SUPPLIED ENTRIES –
= = = =

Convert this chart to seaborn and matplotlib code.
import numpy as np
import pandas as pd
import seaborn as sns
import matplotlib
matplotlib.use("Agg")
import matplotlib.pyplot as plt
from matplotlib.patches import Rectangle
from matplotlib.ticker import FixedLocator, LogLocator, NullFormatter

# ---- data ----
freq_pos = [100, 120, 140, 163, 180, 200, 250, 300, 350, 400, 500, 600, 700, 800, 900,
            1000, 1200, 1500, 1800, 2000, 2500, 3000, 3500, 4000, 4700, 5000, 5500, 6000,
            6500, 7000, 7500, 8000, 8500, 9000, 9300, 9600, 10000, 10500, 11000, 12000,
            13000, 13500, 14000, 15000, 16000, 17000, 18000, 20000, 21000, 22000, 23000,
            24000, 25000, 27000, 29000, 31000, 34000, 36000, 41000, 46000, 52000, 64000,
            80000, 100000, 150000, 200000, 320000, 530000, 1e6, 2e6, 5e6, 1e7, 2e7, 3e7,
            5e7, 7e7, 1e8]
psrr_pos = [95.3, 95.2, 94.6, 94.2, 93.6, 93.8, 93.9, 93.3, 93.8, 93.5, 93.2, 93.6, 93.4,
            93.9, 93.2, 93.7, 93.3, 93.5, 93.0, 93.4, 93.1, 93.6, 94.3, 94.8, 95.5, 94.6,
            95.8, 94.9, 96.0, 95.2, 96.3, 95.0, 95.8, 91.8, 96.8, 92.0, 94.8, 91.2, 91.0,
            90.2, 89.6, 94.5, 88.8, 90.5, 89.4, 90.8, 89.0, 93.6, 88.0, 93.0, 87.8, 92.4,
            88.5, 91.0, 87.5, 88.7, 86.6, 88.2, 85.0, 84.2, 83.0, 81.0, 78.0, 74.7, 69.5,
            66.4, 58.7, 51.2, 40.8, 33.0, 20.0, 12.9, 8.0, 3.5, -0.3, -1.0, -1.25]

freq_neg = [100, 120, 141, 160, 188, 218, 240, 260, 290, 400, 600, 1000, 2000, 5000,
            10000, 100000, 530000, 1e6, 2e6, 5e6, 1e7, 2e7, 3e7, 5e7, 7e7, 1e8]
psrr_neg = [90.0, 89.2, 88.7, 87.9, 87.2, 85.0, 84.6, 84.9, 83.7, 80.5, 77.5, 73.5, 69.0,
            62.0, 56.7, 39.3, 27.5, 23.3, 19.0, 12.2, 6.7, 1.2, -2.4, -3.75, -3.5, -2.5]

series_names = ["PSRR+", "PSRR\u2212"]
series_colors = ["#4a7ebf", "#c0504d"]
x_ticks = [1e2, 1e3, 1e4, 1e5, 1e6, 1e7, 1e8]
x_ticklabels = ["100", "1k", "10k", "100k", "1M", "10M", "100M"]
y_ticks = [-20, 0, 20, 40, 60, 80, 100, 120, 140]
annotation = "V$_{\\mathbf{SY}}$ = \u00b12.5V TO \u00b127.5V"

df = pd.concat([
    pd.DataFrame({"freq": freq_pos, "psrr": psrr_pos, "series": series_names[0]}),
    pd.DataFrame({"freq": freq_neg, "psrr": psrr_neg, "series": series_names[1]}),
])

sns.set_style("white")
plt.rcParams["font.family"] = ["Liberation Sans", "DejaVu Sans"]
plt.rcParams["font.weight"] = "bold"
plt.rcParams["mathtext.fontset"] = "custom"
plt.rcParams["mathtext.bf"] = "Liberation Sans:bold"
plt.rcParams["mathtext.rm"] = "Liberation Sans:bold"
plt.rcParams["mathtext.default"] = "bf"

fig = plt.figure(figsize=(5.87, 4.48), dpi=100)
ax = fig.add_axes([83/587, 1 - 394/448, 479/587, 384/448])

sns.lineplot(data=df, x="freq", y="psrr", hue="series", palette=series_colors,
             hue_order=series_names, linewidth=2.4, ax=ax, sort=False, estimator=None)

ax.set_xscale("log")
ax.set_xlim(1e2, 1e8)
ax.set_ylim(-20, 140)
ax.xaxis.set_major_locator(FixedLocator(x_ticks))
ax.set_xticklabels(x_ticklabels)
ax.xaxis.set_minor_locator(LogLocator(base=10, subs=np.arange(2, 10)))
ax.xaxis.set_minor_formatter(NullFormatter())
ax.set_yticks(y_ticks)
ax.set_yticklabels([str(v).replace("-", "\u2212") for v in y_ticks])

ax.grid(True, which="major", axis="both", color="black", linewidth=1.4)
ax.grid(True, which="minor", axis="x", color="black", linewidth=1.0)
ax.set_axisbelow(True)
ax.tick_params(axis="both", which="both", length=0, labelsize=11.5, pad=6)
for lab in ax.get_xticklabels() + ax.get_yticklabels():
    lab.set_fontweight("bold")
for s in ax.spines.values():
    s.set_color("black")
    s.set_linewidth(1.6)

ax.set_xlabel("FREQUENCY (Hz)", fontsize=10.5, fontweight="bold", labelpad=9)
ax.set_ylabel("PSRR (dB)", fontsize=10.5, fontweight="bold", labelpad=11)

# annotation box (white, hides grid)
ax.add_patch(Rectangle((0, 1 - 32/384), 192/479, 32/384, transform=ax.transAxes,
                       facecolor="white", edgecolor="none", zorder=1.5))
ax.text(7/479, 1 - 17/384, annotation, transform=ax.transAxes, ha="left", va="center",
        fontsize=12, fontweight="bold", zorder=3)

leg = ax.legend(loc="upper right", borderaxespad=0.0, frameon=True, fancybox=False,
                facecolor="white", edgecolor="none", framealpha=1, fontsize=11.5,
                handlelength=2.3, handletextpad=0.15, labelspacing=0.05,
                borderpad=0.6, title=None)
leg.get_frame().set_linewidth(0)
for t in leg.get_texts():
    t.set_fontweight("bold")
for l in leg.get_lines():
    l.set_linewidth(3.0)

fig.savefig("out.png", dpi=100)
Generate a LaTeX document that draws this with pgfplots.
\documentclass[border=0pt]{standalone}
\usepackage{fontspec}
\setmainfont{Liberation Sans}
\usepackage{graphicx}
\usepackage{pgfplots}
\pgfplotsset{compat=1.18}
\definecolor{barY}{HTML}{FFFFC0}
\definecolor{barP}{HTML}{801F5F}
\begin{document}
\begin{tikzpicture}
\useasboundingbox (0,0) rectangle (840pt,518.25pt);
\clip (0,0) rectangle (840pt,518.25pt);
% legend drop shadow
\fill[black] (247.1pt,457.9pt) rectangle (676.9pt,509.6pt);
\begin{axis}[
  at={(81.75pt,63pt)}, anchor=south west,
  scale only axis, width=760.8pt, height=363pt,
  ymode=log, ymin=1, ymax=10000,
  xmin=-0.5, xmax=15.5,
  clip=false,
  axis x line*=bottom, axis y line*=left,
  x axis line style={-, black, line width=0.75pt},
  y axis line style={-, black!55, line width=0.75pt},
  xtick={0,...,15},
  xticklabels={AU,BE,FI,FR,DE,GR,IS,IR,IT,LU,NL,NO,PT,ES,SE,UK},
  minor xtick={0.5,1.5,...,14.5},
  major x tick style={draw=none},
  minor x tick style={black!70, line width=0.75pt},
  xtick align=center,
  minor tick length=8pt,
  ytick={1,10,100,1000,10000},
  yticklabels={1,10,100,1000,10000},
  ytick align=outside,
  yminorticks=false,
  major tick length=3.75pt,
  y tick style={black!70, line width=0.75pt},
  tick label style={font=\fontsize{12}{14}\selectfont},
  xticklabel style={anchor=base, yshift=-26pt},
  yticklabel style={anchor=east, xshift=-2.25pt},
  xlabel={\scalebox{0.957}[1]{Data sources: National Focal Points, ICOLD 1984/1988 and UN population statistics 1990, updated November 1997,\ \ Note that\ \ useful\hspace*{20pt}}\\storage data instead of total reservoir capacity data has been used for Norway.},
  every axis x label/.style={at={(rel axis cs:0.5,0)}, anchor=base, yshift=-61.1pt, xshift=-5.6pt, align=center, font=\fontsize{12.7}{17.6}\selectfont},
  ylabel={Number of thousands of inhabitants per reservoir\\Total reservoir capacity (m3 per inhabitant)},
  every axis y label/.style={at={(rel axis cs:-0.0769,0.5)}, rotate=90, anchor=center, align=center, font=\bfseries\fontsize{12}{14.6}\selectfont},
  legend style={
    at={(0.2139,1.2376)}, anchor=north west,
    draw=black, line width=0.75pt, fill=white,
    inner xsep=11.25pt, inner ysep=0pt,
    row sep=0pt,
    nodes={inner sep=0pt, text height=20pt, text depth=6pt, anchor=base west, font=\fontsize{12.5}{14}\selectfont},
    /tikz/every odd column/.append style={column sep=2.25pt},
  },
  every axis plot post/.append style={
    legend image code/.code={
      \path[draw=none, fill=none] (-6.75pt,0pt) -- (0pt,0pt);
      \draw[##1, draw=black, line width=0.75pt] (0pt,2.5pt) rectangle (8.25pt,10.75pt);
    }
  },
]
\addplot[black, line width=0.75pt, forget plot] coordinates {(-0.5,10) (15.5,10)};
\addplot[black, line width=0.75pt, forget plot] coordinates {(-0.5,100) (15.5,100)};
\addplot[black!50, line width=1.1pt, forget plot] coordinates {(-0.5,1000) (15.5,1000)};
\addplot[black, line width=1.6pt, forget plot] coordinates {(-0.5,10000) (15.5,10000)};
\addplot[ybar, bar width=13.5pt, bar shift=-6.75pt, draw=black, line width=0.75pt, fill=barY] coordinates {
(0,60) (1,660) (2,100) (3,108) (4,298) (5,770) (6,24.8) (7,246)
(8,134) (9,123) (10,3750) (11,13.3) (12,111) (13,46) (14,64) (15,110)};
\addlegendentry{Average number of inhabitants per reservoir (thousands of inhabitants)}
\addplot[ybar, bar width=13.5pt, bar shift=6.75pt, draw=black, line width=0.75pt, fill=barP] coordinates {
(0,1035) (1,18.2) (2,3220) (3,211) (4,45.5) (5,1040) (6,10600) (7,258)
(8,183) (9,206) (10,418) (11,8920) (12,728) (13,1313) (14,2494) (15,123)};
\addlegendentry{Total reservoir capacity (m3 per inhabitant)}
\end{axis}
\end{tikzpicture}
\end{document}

= = = =

Work through the records line by line and tally those holding "that". Reply with the number alone.

2